しかし、力押しがない代わりに、彼の指揮する音楽には、すみずみまでひとつひとつ手を入れることによって初めて可能になる愚直な繊細さがある。なんとなく流している箇所がない。指揮者の方も、奏者の方も、すべての音符を単に音にする以上の仕事をしている。それは当たり前のことではあるけれど、ワーグナーのオペラのように、作品の規模が長大であり、オーケストラや歌手の人数も膨大である場合、とんでもない時間と労力を必要とする仕事になるだろう。

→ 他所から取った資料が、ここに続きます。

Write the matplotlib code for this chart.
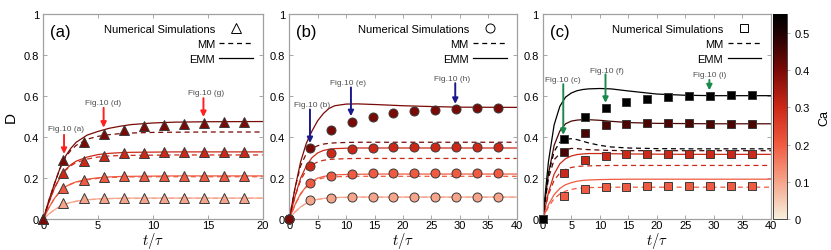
import numpy as np
import matplotlib
matplotlib.use("Agg")
import matplotlib.pyplot as plt
from matplotlib.colors import LinearSegmentedColormap, Normalize
from matplotlib.cm import ScalarMappable
from matplotlib.lines import Line2D

plt.rcParams['font.family'] = ['Liberation Sans', 'DejaVu Sans']
plt.rcParams['mathtext.fontset'] = 'cm'

# ---- data ----
ca_max = 0.55
ca_a = [0.1, 0.2, 0.3, 0.4]
ca_b = [0.1, 0.2, 0.3, 0.4]
ca_c = [0.2, 0.3, 0.45, 0.55]

# simulation markers
t_sim_a = [0, 1.83, 3.67, 5.5, 7.33, 9.17, 11, 12.83, 14.67, 16.5, 18.33]
t_sim_bc = [0, 3.67, 7.33, 11, 14.67, 18.33, 22, 25.67, 29.33, 33, 36.67]

a_sim_1 = [0, 0.08, 0.101, 0.104, 0.104, 0.104, 0.104, 0.104, 0.104, 0.104, 0.104]
a_sim_2 = [0, 0.152, 0.193, 0.204, 0.209, 0.209, 0.21, 0.21, 0.21, 0.21, 0.21]
a_sim_3 = [0, 0.226, 0.286, 0.308, 0.321, 0.324, 0.326, 0.327, 0.327, 0.327, 0.327]
a_sim_4 = [0, 0.29, 0.377, 0.414, 0.435, 0.453, 0.459, 0.465, 0.469, 0.472, 0.475]

b_sim_1 = [0, 0.093, 0.104, 0.108, 0.108, 0.108, 0.108, 0.108, 0.108, 0.108, 0.108]
b_sim_2 = [0, 0.177, 0.212, 0.222, 0.225, 0.225, 0.225, 0.225, 0.225, 0.225, 0.225]
b_sim_3 = [0, 0.26, 0.321, 0.342, 0.348, 0.35, 0.35, 0.35, 0.35, 0.35, 0.35]
b_sim_4 = [0, 0.345, 0.433, 0.475, 0.499, 0.518, 0.526, 0.533, 0.539, 0.541, 0.543]

c_sim_1 = [0, 0.114, 0.148, 0.157, 0.159, 0.16, 0.16, 0.16, 0.16, 0.16, 0.16]
c_sim_2 = [0, 0.226, 0.29, 0.31, 0.316, 0.316, 0.316, 0.316, 0.316, 0.316, 0.316]
c_sim_3 = [0, 0.326, 0.42, 0.457, 0.464, 0.467, 0.469, 0.467, 0.466, 0.465, 0.465]
c_sim_4 = [0, 0.392, 0.498, 0.543, 0.57, 0.587, 0.595, 0.6, 0.602, 0.605, 0.604]

# model curves
t_mod_a = [0, 0.5, 1, 1.5, 2, 2.5, 3, 4, 5, 6, 7, 8, 10, 12, 15, 20]
t_mod_bc = [0, 1, 2, 3, 4, 5, 6, 7, 8, 10, 12, 15, 20, 25, 30, 40]

a_emm_1 = [0, 0.025, 0.045, 0.062, 0.074, 0.082, 0.088, 0.095, 0.099, 0.101, 0.102, 0.103, 0.103, 0.103, 0.103, 0.103]
a_mm_1 = [0, 0.025, 0.045, 0.061, 0.073, 0.081, 0.087, 0.094, 0.098, 0.1, 0.101, 0.101, 0.102, 0.102, 0.102, 0.102]
a_emm_2 = [0, 0.055, 0.1, 0.135, 0.158, 0.172, 0.182, 0.195, 0.202, 0.206, 0.208, 0.209, 0.21, 0.211, 0.211, 0.211]
a_mm_2 = [0, 0.055, 0.1, 0.133, 0.155, 0.17, 0.18, 0.192, 0.199, 0.203, 0.205, 0.206, 0.207, 0.207, 0.207, 0.207]
a_emm_3 = [0, 0.08, 0.15, 0.2, 0.24, 0.265, 0.283, 0.303, 0.315, 0.321, 0.324, 0.326, 0.327, 0.328, 0.328, 0.328]
a_mm_3 = [0, 0.08, 0.15, 0.2, 0.237, 0.26, 0.276, 0.293, 0.303, 0.308, 0.31, 0.311, 0.312, 0.313, 0.313, 0.313]
a_emm_4 = [0, 0.09, 0.17, 0.245, 0.305, 0.345, 0.375, 0.41, 0.428, 0.443, 0.453, 0.461, 0.469, 0.473, 0.475, 0.476]
a_mm_4 = [0, 0.09, 0.17, 0.245, 0.3, 0.335, 0.36, 0.39, 0.404, 0.412, 0.417, 0.42, 0.423, 0.424, 0.425, 0.425]

b_emm_1 = [0, 0.035, 0.06, 0.078, 0.09, 0.097, 0.101, 0.104, 0.106, 0.107, 0.108, 0.108, 0.108, 0.108, 0.108, 0.108]
b_mm_1 = [0, 0.035, 0.06, 0.077, 0.089, 0.096, 0.1, 0.103, 0.105, 0.106, 0.107, 0.107, 0.107, 0.107, 0.107, 0.107]
b_emm_2 = [0, 0.07, 0.125, 0.16, 0.185, 0.2, 0.208, 0.213, 0.216, 0.218, 0.219, 0.22, 0.22, 0.22, 0.22, 0.22]
b_mm_2 = [0, 0.07, 0.122, 0.157, 0.18, 0.194, 0.201, 0.205, 0.207, 0.208, 0.209, 0.209, 0.209, 0.209, 0.209, 0.209]
b_emm_3 = [0, 0.11, 0.2, 0.26, 0.3, 0.323, 0.335, 0.341, 0.344, 0.346, 0.347, 0.347, 0.347, 0.347, 0.347, 0.347]
b_mm_3 = [0, 0.11, 0.19, 0.24, 0.265, 0.279, 0.287, 0.291, 0.293, 0.295, 0.296, 0.296, 0.296, 0.296, 0.296, 0.296]
b_emm_4 = [0, 0.15, 0.28, 0.37, 0.43, 0.48, 0.515, 0.54, 0.553, 0.561, 0.562, 0.559, 0.553, 0.549, 0.546, 0.545]
b_mm_4 = [0, 0.15, 0.26, 0.32, 0.345, 0.358, 0.366, 0.37, 0.372, 0.374, 0.375, 0.375, 0.375, 0.375, 0.375, 0.375]

c_emm_1 = [0, 0.07, 0.12, 0.15, 0.168, 0.178, 0.185, 0.189, 0.191, 0.193, 0.194, 0.195, 0.195, 0.195, 0.195, 0.195]
c_mm_1 = [0, 0.06, 0.1, 0.123, 0.137, 0.145, 0.15, 0.152, 0.154, 0.155, 0.156, 0.156, 0.156, 0.156, 0.156, 0.156]
c_emm_2 = [0, 0.13, 0.22, 0.27, 0.295, 0.308, 0.315, 0.318, 0.32, 0.32, 0.319, 0.318, 0.317, 0.316, 0.316, 0.316]
c_mm_2 = [0, 0.12, 0.19, 0.225, 0.243, 0.252, 0.257, 0.259, 0.26, 0.261, 0.262, 0.262, 0.262, 0.262, 0.262, 0.262]
c_emm_3 = [0, 0.22, 0.36, 0.43, 0.465, 0.478, 0.483, 0.485, 0.485, 0.482, 0.477, 0.471, 0.467, 0.466, 0.465, 0.465]
c_mm_3 = [0, 0.2, 0.29, 0.32, 0.338, 0.345, 0.344, 0.341, 0.339, 0.337, 0.335, 0.334, 0.334, 0.334, 0.334, 0.334]
c_emm_4 = [0, 0.28, 0.46, 0.55, 0.595, 0.615, 0.626, 0.632, 0.635, 0.637, 0.635, 0.625, 0.61, 0.604, 0.602, 0.602]
c_mm_4 = [0, 0.22, 0.33, 0.375, 0.39, 0.392, 0.388, 0.38, 0.372, 0.36, 0.352, 0.347, 0.344, 0.343, 0.343, 0.343]

# arrows "Fig.10 (x)": label, x of arrow, arrow top, arrow tip, text x, text y
notes_a = [("Fig.10 (a)", 1.89, 0.411, 0.318, 2.05, 0.441),
           ("Fig.10 (d)", 5.5, 0.543, 0.446, 5.47, 0.57),
           ("Fig.10 (g)", 14.6, 0.59, 0.498, 14.83, 0.618)]
notes_b = [("Fig.10 (b)", 3.64, 0.535, 0.371, 4.05, 0.559),
           ("Fig.10 (e)", 10.85, 0.642, 0.502, 10.38, 0.666),
           ("Fig.10 (h)", 29.2, 0.663, 0.562, 28.7, 0.684)]
notes_c = [("Fig.10 (c)", 3.6, 0.658, 0.411, 3.5, 0.679),
           ("Fig.10 (f)", 11.0, 0.706, 0.567, 11.2, 0.727),
           ("Fig.10 (i)", 29.2, 0.679, 0.628, 29.3, 0.706)]

yticks = [0, 0.2, 0.4, 0.6, 0.8, 1]
ytick_labels = ['0', '0.2', '0.4', '0.6', '0.8', '1']
cb_ticks = [0, 0.1, 0.2, 0.3, 0.4, 0.5]
cb_labels = ['0', '0.1', '0.2', '0.3', '0.4', '0.5']

cmap = LinearSegmentedColormap.from_list("ca", [
    (0.0, '#f7f0dc'), (0.182, '#f6a48a'), (0.364, '#f05a40'),
    (0.545, '#cc2818'), (0.727, '#7a0a06'), (0.909, '#1e0202'), (1.0, '#000000')])
norm = Normalize(0, ca_max)

fig = plt.figure(figsize=(8.31, 2.51), dpi=100)
ax_a = fig.add_axes([0.0521, 0.1227, 0.264, 0.8175])
ax_b = fig.add_axes([0.3481, 0.1227, 0.2736, 0.8175])
ax_c = fig.add_axes([0.6531, 0.1227, 0.2747, 0.8175])
cax = fig.add_axes([0.9306, 0.1227, 0.0161, 0.8175])


def draw_panel(ax, cas, t_sim, sims, t_mod, emms, mms, marker, msize, notes, arrow_col, xmax, tag):
    for ca, sim, emm, mm in zip(cas, sims, emms, mms):
        col = cmap(norm(ca))
        ax.plot(t_mod, emm, color=col, lw=0.9, zorder=2)
        ax.plot(t_mod, mm, color=col, lw=0.9, ls=(0, (4, 3)), zorder=2)
    for ca, sim in zip(cas, sims):
        col = cmap(norm(ca))
        ax.plot(t_sim, sim, ls='none', marker=marker, ms=msize, mfc=col,
                mec='#3a3a3a', mew=0.7, zorder=3, clip_on=False)
    for label, xa, ytop, ytip, xt, yt in notes:
        ax.annotate('', xy=(xa, ytip), xytext=(xa, ytop),
                    arrowprops=dict(arrowstyle='-|>', color=arrow_col, lw=1.4,
                                    mutation_scale=8, shrinkA=0, shrinkB=0), zorder=4)
        ax.text(xt, yt, label, fontsize=6, color='#505050', ha='center', va='center')
    ax.set_xlim(0, xmax)
    ax.set_ylim(0, 1)
    ax.set_xticks(np.arange(0, xmax + 1, 5))
    ax.set_yticks(yticks)
    ax.set_yticklabels(ytick_labels)
    ax.tick_params(direction='in', length=3, width=0.6, color='#999999',
                   labelsize=8, top=True, right=True, pad=3)
    ax.tick_params(axis='x', pad=0.5)
    for s in ax.spines.values():
        s.set_color('#a0a0a0')
        s.set_linewidth(0.9)
    ax.set_xlabel(r'$t/\tau$', fontsize=10.5, labelpad=0)
    ax.text(0.03, 0.915, tag, transform=ax.transAxes, fontsize=12, va='center', ha='left')
    handles = [Line2D([], [], ls='none', marker=marker, ms=msize, mfc='white', mec='black', mew=0.7),
               Line2D([], [], color='black', lw=0.9, ls=(0, (4, 3))),
               Line2D([], [], color='black', lw=0.9)]
    ax.legend(handles, ['Numerical Simulations', 'MM', 'EMM'], loc='upper right',
              markerfirst=False, frameon=False, fontsize=8, handlelength=3,
              handletextpad=0.4, labelspacing=0.45, borderaxespad=0.5, numpoints=1)


draw_panel(ax_a, ca_a, t_sim_a, [a_sim_1, a_sim_2, a_sim_3, a_sim_4], t_mod_a,
           [a_emm_1, a_emm_2, a_emm_3, a_emm_4], [a_mm_1, a_mm_2, a_mm_3, a_mm_4],
           '^', 7, notes_a, '#ff2020', 20, '(a)')
draw_panel(ax_b, ca_b, t_sim_bc, [b_sim_1, b_sim_2, b_sim_3, b_sim_4], t_mod_bc,
           [b_emm_1, b_emm_2, b_emm_3, b_emm_4], [b_mm_1, b_mm_2, b_mm_3, b_mm_4],
           'o', 6.5, notes_b, '#1a1a8c', 40, '(b)')
draw_panel(ax_c, ca_c, t_sim_bc, [c_sim_1, c_sim_2, c_sim_3, c_sim_4], t_mod_bc,
           [c_emm_1, c_emm_2, c_emm_3, c_emm_4], [c_mm_1, c_mm_2, c_mm_3, c_mm_4],
           's', 6, notes_c, '#1a8a4a', 40, '(c)')

ax_a.set_ylabel('D', fontsize=11, labelpad=4)

cb = fig.colorbar(ScalarMappable(norm=norm, cmap=cmap), cax=cax, ticks=cb_ticks)
cb.ax.set_yticklabels(cb_labels)
cb.ax.tick_params(labelsize=8, length=2, width=0.5, color='#999999')
cb.outline.set_linewidth(0.5)
cb.set_label('Ca', fontsize=9, labelpad=6)

fig.savefig('out.png', dpi=100)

グッド―ルのような音楽を作ることが今日ますます難しくなっているのは、そこまでの時間を取ることが物理的に不可能だからであることはまちがいない。しかし、それよりもさらに本質的な問題としてあるのは、そこまで愚直なまでの丁寧さを実践しなくても、それなりに優れた音楽を作ることが可能だからだろう。多少弾き飛ばしても、多少理解しないままでも、時間芸術である音楽は必ず前に進んでいくし、高い技術がある音楽家ほど、音化がもたらすある種のマテリアルな感興――音自体の美しさ、技術的な卓越性、器械運動的な躍動感、有無を言わせぬ疾走感、暴力的なまでの音量――で聞き手を納得させられてしまう。

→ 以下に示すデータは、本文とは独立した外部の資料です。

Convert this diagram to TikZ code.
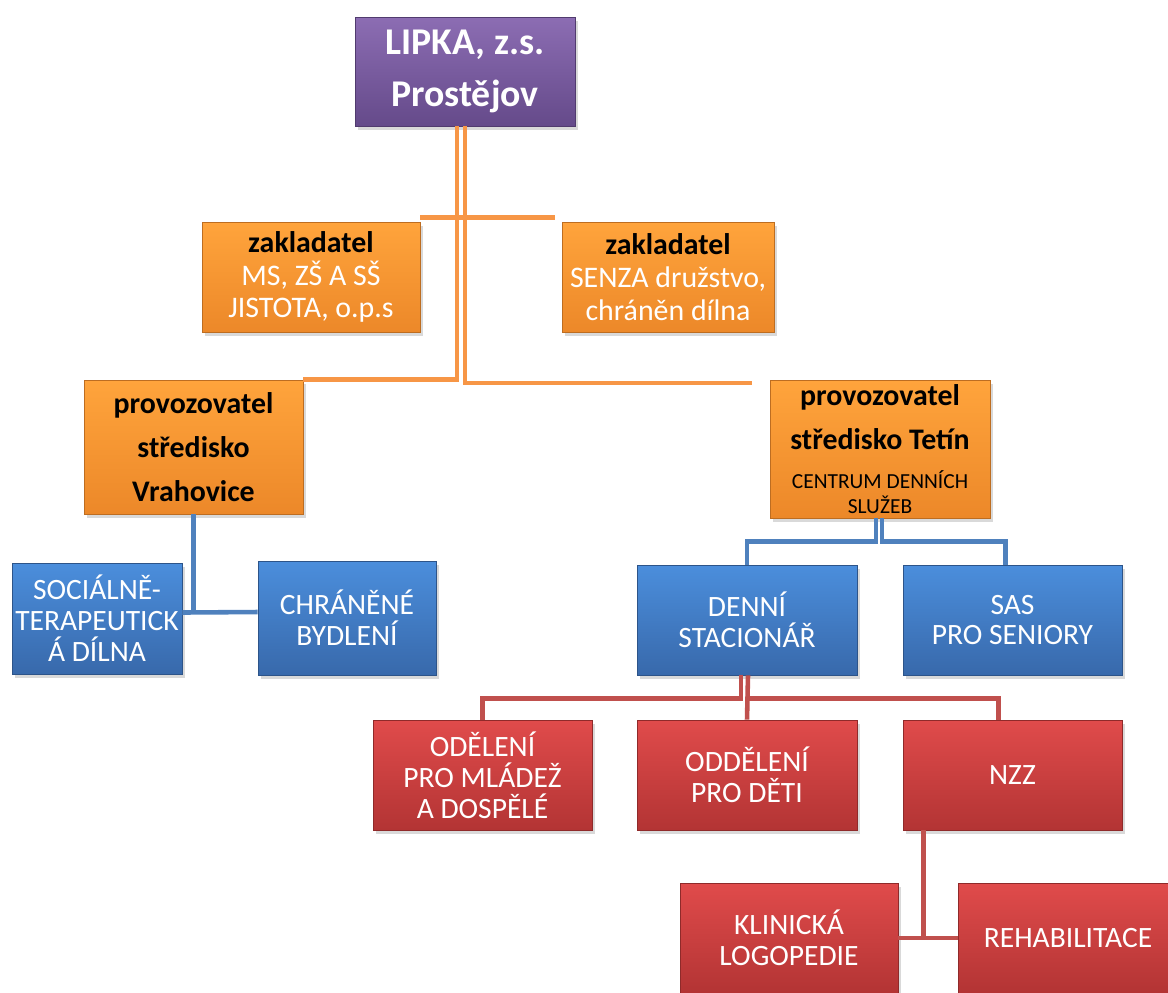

グッドールの演奏について、オケが弱いとか、もっといいオケを振っていたらと嘆くことは、かなり的外れだろう。なるほど、チェリビダッケもグッドールと似たようなことを、もっとずっと優れたオーケストラ相手にやったし、チェリビダッケの作り出した音楽はグッドールより技術的にはるかに高いレベルにあるけれど、それは可聴的な音のレベルでそうあるだけで、音の向こうにあるもの、音響の先にある精神的なものの表現という意味でいえば、グッドールの仕事は決してチェリビダッケに劣るものではないし、それはもっと有能なオケと臨時で組むことによって成し遂げられるようなものではなかっただろうと思う。

グッドールの音楽づくりは、非力だからこそ選ばざるをえなかったマイナーでネガティヴな選択肢であったのかもしれない。しかしそこには、同時に、敬虔なまでのワーグナー愛があった。すべてを、あえて確認する必要がないところまで、いまいちど、みんなで一緒にもういちど向かい合ってみること。それはもはや、宗教的な態度を要求する異様な行為だろう。少なくともそれは、効率性というものをまったく度外視した行為である。

そのくせ、彼の演奏には霧がかった神秘性のヴェールはまったくない。すべてがきわめて明晰であり、どんな小さな細部までもが、フレーズとしてクリアに響く。しかし、グッドール自身が語っているところを聞くと、彼自身は決して明晰な人物ではなかったように感じるし、明晰に語るための言葉を持っていなかったように思う。

 

それにしても、あれだけ抽象的な新バイロイト様式を嫌ったクナッパーツブッシュに私淑しておきながら、そして第二次大戦中はナチの思想にかなりコミットしていながら、グッドールの振った『指環』の演出がまったく自然主義的なものではないSFチックなものであったこと、そうした現代的演出を大いに称賛していたという話を聞くと、なんとも腑に落ちないものを感じる。それに、ここまでワーグナーの音楽をすみずみまでいとおしむように愛していながら、ドイツ語の発音にそれと同じくらいの配慮をしていないのも不思議ではある(『トリスタン』の録音はとくにそうだ)。結局のところ、彼が愛したのは音楽であり、音楽の言葉でもなければ、その意味でもないし、ましてや劇の視覚的側面でもなかったということなのだろうか。グッドール自体が矛盾の塊であったような気がするのだが、その一方で、彼の音楽はきわめて首尾一貫している。それが不思議でならない。